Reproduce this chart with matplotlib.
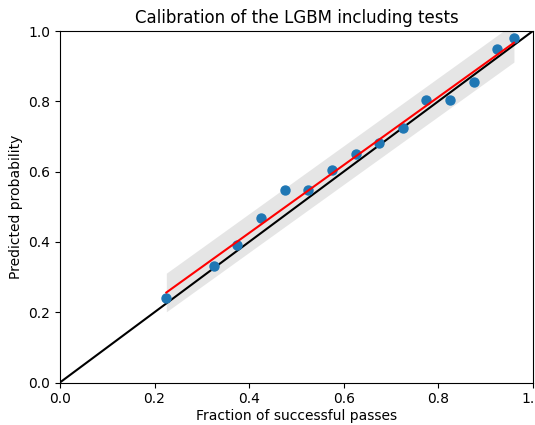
import numpy as np
import matplotlib
matplotlib.use('Agg')
import matplotlib.pyplot as plt

# fraction of successful passes per bin vs mean predicted probability
frac_pass = [0.225, 0.325, 0.375, 0.425, 0.475, 0.525, 0.575, 0.625,
             0.675, 0.725, 0.775, 0.825, 0.875, 0.925, 0.96]
pred_prob = [0.241, 0.331, 0.391, 0.467, 0.547, 0.547, 0.606, 0.649,
             0.680, 0.725, 0.805, 0.805, 0.856, 0.949, 0.980]

x = np.array(frac_pass)
y = np.array(pred_prob)

# linear fit with a band around it
slope, intercept = np.polyfit(x, y, 1)
xs = np.linspace(x.min(), x.max(), 100)
fit = slope * xs + intercept
band = 0.055

fig = plt.figure(figsize=(5.35, 4.25), dpi=100)
ax = fig.add_axes([0.112, 0.1, 0.884, 0.827])

ax.fill_between(xs, fit - band, fit + band, color='gray', alpha=0.2, linewidth=0)
ax.scatter(x, y, s=42, color='#1f77b4', zorder=3)
ax.plot(xs, fit, color='red', linewidth=1.5, zorder=4)
ax.plot([0, 1], [0, 1], color='black', linewidth=1.5, zorder=2)

ax.set_xlim(0, 1)
ax.set_ylim(0, 1)
ax.set_xlabel('Fraction of successful passes', labelpad=2)
ax.set_ylabel('Predicted probability')
ax.set_title('Calibration of the LGBM including tests')

fig.savefig('out.png', dpi=100)
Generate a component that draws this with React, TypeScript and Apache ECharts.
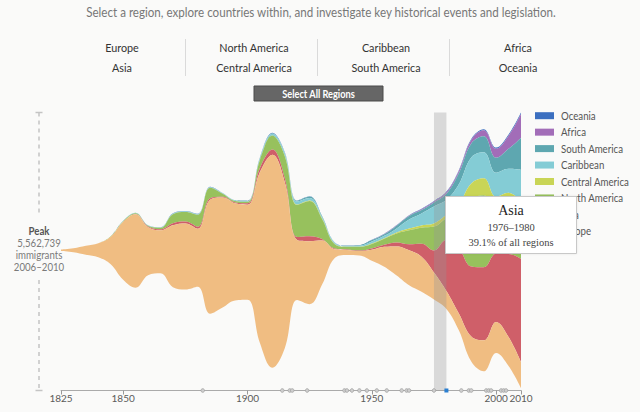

_ _ _ _

Short exercise: Only a number is wanted: how many lines of the material include the word "this".

Task solution: 2